:: INFORMATION SHOWN
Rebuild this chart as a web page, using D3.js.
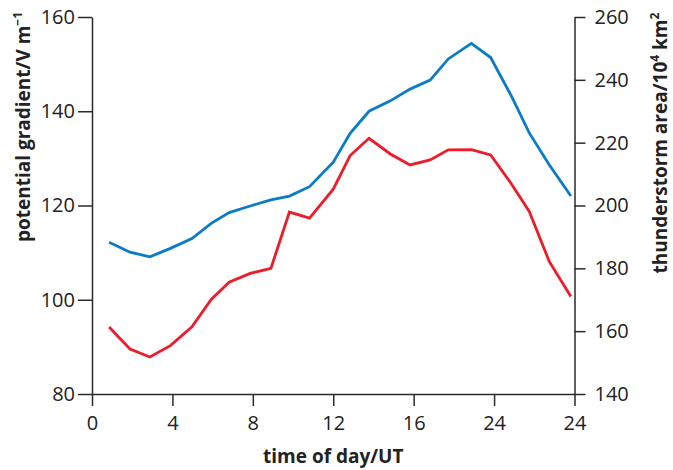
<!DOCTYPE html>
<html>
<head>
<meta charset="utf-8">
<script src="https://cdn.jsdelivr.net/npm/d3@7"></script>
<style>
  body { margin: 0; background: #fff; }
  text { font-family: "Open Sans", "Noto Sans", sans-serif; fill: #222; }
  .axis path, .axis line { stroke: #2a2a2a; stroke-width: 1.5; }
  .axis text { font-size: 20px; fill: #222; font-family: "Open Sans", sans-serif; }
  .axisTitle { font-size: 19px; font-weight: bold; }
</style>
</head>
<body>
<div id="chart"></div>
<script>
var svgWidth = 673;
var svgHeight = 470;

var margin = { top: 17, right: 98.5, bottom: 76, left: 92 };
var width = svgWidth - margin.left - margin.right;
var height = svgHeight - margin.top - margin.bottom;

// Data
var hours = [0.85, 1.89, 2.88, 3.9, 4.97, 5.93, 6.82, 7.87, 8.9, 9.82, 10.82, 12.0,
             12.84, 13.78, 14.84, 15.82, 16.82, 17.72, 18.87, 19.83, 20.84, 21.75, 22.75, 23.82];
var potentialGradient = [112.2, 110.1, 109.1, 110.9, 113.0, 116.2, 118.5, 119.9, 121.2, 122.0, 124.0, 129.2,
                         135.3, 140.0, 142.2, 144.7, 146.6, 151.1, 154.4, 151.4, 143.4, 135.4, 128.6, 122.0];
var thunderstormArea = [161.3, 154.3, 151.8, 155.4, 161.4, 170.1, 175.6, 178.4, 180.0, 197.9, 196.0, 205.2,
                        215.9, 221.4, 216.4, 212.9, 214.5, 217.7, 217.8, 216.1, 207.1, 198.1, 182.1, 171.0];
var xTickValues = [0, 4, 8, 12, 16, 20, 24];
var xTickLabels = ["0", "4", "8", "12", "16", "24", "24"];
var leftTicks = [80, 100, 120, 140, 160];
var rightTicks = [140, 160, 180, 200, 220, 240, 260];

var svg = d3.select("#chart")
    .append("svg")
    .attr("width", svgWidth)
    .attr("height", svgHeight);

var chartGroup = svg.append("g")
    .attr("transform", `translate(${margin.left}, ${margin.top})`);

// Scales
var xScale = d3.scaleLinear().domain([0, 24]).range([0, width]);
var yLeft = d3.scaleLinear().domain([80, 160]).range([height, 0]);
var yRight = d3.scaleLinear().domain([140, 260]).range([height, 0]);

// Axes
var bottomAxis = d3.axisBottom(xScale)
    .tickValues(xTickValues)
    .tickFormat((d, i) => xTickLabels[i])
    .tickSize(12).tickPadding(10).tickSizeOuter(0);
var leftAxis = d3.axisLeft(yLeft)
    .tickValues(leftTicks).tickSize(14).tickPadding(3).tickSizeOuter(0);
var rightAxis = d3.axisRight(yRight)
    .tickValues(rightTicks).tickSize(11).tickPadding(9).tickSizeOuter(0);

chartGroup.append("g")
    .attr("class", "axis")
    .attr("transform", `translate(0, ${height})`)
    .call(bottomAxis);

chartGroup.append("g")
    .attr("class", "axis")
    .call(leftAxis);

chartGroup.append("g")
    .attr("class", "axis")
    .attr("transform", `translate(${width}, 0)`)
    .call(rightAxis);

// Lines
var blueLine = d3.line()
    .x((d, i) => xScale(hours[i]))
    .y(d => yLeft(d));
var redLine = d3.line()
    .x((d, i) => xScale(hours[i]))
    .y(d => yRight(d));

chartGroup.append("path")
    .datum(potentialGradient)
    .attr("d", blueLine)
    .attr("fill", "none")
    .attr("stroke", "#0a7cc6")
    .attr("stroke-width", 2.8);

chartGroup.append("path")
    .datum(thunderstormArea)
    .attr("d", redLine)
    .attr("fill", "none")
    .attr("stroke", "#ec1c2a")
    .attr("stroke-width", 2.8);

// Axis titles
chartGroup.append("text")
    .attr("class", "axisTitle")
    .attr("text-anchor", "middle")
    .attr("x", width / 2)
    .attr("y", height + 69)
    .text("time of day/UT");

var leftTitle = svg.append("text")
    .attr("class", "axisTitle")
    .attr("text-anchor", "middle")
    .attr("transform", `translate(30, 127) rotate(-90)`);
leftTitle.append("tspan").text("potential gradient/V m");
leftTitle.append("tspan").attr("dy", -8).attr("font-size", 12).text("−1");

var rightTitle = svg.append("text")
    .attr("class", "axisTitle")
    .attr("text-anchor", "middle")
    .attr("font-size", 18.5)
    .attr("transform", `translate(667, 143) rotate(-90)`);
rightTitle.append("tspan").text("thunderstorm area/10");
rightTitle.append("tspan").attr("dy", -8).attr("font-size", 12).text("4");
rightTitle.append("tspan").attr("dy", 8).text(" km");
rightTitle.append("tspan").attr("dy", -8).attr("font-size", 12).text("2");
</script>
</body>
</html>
::::
**WRITTEN REQUEST**: Every line of the data above should be quoted exactly. Omit the pictures.

**ANSWER TO THE EXERCISE**:
Rebuild this chart as a web page, using D3.js.
<!DOCTYPE html>
<html>
<head>
<meta charset="utf-8">
<script src="https://cdn.jsdelivr.net/npm/d3@7"></script>
<style>
  body { margin: 0; background: #fff; }
  text { font-family: "Open Sans", "Noto Sans", sans-serif; fill: #222; }
  .axis path, .axis line { stroke: #2a2a2a; stroke-width: 1.5; }
  .axis text { font-size: 20px; fill: #222; font-family: "Open Sans", sans-serif; }
  .axisTitle { font-size: 19px; font-weight: bold; }
</style>
</head>
<body>
<div id="chart"></div>
<script>
var svgWidth = 673;
var svgHeight = 470;

var margin = { top: 17, right: 98.5, bottom: 76, left: 92 };
var width = svgWidth - margin.left - margin.right;
var height = svgHeight - margin.top - margin.bottom;

// Data
var hours = [0.85, 1.89, 2.88, 3.9, 4.97, 5.93, 6.82, 7.87, 8.9, 9.82, 10.82, 12.0,
             12.84, 13.78, 14.84, 15.82, 16.82, 17.72, 18.87, 19.83, 20.84, 21.75, 22.75, 23.82];
var potentialGradient = [112.2, 110.1, 109.1, 110.9, 113.0, 116.2, 118.5, 119.9, 121.2, 122.0, 124.0, 129.2,
                         135.3, 140.0, 142.2, 144.7, 146.6, 151.1, 154.4, 151.4, 143.4, 135.4, 128.6, 122.0];
var thunderstormArea = [161.3, 154.3, 151.8, 155.4, 161.4, 170.1, 175.6, 178.4, 180.0, 197.9, 196.0, 205.2,
                        215.9, 221.4, 216.4, 212.9, 214.5, 217.7, 217.8, 216.1, 207.1, 198.1, 182.1, 171.0];
var xTickValues = [0, 4, 8, 12, 16, 20, 24];
var xTickLabels = ["0", "4", "8", "12", "16", "24", "24"];
var leftTicks = [80, 100, 120, 140, 160];
var rightTicks = [140, 160, 180, 200, 220, 240, 260];

var svg = d3.select("#chart")
    .append("svg")
    .attr("width", svgWidth)
    .attr("height", svgHeight);

var chartGroup = svg.append("g")
    .attr("transform", `translate(${margin.left}, ${margin.top})`);

// Scales
var xScale = d3.scaleLinear().domain([0, 24]).range([0, width]);
var yLeft = d3.scaleLinear().domain([80, 160]).range([height, 0]);
var yRight = d3.scaleLinear().domain([140, 260]).range([height, 0]);

// Axes
var bottomAxis = d3.axisBottom(xScale)
    .tickValues(xTickValues)
    .tickFormat((d, i) => xTickLabels[i])
    .tickSize(12).tickPadding(10).tickSizeOuter(0);
var leftAxis = d3.axisLeft(yLeft)
    .tickValues(leftTicks).tickSize(14).tickPadding(3).tickSizeOuter(0);
var rightAxis = d3.axisRight(yRight)
    .tickValues(rightTicks).tickSize(11).tickPadding(9).tickSizeOuter(0);

chartGroup.append("g")
    .attr("class", "axis")
    .attr("transform", `translate(0, ${height})`)
    .call(bottomAxis);

chartGroup.append("g")
    .attr("class", "axis")
    .call(leftAxis);

chartGroup.append("g")
    .attr("class", "axis")
    .attr("transform", `translate(${width}, 0)`)
    .call(rightAxis);

// Lines
var blueLine = d3.line()
    .x((d, i) => xScale(hours[i]))
    .y(d => yLeft(d));
var redLine = d3.line()
    .x((d, i) => xScale(hours[i]))
    .y(d => yRight(d));

chartGroup.append("path")
    .datum(potentialGradient)
    .attr("d", blueLine)
    .attr("fill", "none")
    .attr("stroke", "#0a7cc6")
    .attr("stroke-width", 2.8);

chartGroup.append("path")
    .datum(thunderstormArea)
    .attr("d", redLine)
    .attr("fill", "none")
    .attr("stroke", "#ec1c2a")
    .attr("stroke-width", 2.8);

// Axis titles
chartGroup.append("text")
    .attr("class", "axisTitle")
    .attr("text-anchor", "middle")
    .attr("x", width / 2)
    .attr("y", height + 69)
    .text("time of day/UT");

var leftTitle = svg.append("text")
    .attr("class", "axisTitle")
    .attr("text-anchor", "middle")
    .attr("transform", `translate(30, 127) rotate(-90)`);
leftTitle.append("tspan").text("potential gradient/V m");
leftTitle.append("tspan").attr("dy", -8).attr("font-size", 12).text("−1");

var rightTitle = svg.append("text")
    .attr("class", "axisTitle")
    .attr("text-anchor", "middle")
    .attr("font-size", 18.5)
    .attr("transform", `translate(667, 143) rotate(-90)`);
rightTitle.append("tspan").text("thunderstorm area/10");
rightTitle.append("tspan").attr("dy", -8).attr("font-size", 12).text("4");
rightTitle.append("tspan").attr("dy", 8).text(" km");
rightTitle.append("tspan").attr("dy", -8).attr("font-size", 12).text("2");
</script>
</body>
</html>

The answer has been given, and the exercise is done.